After its 12 days journey, it is well equipped with Vedic knowledge, a-priori principles and cosmic laws of social and moral order (Rta). Thus on the birth of a child, the knowledge of four Vedas is made available through the manifested soul which is part of the inner world.
Thus consciousness is the real cause of transmigration of soul from one body to another. Brihadarnyaka Upanishad 4-3-34 and 4-4-4 explains the rebirth as a man passes from dream to wakefulness, so does from this life to next life. At old age or during the stage of degeneration even during young age, the self separates from the limbs like ripe mango, fig or banayan fruit separates itself from the trunk. The same way the self hastens to his new abode based on past karma and begins a new life in a new body. The "self" i.e. atma departs through eye, or gate of the skull or some other apertures of the body. The deeds of the entire life and the impressions those deeds created to the manifested soul before leaving the body follows the individual in the next birth.

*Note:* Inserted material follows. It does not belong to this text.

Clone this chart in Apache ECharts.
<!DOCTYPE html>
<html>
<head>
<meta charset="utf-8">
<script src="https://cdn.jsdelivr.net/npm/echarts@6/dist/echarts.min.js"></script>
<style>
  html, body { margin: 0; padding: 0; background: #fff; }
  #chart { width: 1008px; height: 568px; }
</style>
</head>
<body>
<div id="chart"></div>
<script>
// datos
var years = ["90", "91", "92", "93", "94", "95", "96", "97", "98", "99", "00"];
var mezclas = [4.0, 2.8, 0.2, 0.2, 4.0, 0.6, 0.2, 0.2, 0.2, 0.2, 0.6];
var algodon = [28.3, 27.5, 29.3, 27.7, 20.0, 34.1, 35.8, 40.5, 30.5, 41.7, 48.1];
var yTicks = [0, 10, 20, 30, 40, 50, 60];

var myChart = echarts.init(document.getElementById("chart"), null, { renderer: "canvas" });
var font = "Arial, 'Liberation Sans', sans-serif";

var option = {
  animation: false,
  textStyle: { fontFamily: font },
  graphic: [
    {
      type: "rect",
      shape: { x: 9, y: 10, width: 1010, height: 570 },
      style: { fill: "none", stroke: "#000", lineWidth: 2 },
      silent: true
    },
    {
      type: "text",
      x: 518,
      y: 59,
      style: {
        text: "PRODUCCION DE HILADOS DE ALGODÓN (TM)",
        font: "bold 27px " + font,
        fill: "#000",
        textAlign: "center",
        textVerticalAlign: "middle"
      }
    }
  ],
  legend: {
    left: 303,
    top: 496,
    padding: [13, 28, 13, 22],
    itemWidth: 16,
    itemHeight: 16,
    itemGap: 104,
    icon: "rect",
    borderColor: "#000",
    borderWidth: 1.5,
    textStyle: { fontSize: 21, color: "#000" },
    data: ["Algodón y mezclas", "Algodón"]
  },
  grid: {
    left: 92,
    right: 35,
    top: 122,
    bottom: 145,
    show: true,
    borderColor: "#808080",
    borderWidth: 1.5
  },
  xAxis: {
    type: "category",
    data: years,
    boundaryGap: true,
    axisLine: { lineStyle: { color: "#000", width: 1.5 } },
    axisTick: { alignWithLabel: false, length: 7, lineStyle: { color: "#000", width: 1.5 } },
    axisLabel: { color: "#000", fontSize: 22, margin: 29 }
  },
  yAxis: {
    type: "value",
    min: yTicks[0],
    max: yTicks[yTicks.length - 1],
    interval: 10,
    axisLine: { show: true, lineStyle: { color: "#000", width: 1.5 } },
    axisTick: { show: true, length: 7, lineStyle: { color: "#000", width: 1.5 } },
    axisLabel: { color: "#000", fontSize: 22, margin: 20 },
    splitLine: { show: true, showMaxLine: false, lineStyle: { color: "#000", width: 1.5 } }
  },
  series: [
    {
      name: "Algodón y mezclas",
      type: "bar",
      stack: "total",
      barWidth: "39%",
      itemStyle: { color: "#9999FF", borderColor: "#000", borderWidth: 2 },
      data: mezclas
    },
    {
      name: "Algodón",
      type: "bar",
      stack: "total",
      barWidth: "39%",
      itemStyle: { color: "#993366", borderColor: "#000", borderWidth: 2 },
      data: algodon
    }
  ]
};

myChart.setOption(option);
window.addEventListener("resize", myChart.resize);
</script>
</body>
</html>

Even those Souls which have achieved Moksha and have become one with God also take birth after centuries to guide the harassed humanity. Some time they take birth through divine potency like Lord Krishna or Lord Rama and most often as human beings with normal birth like Buddha, Mahavira, Socrates, Sankracharya and many others. 
From the above description, it is apparent that true followers of Vedic guidelines observe Prayer Meetings of the departed souls on the 13th day of the death as the departed soul completes its journey for purification on the 12th day.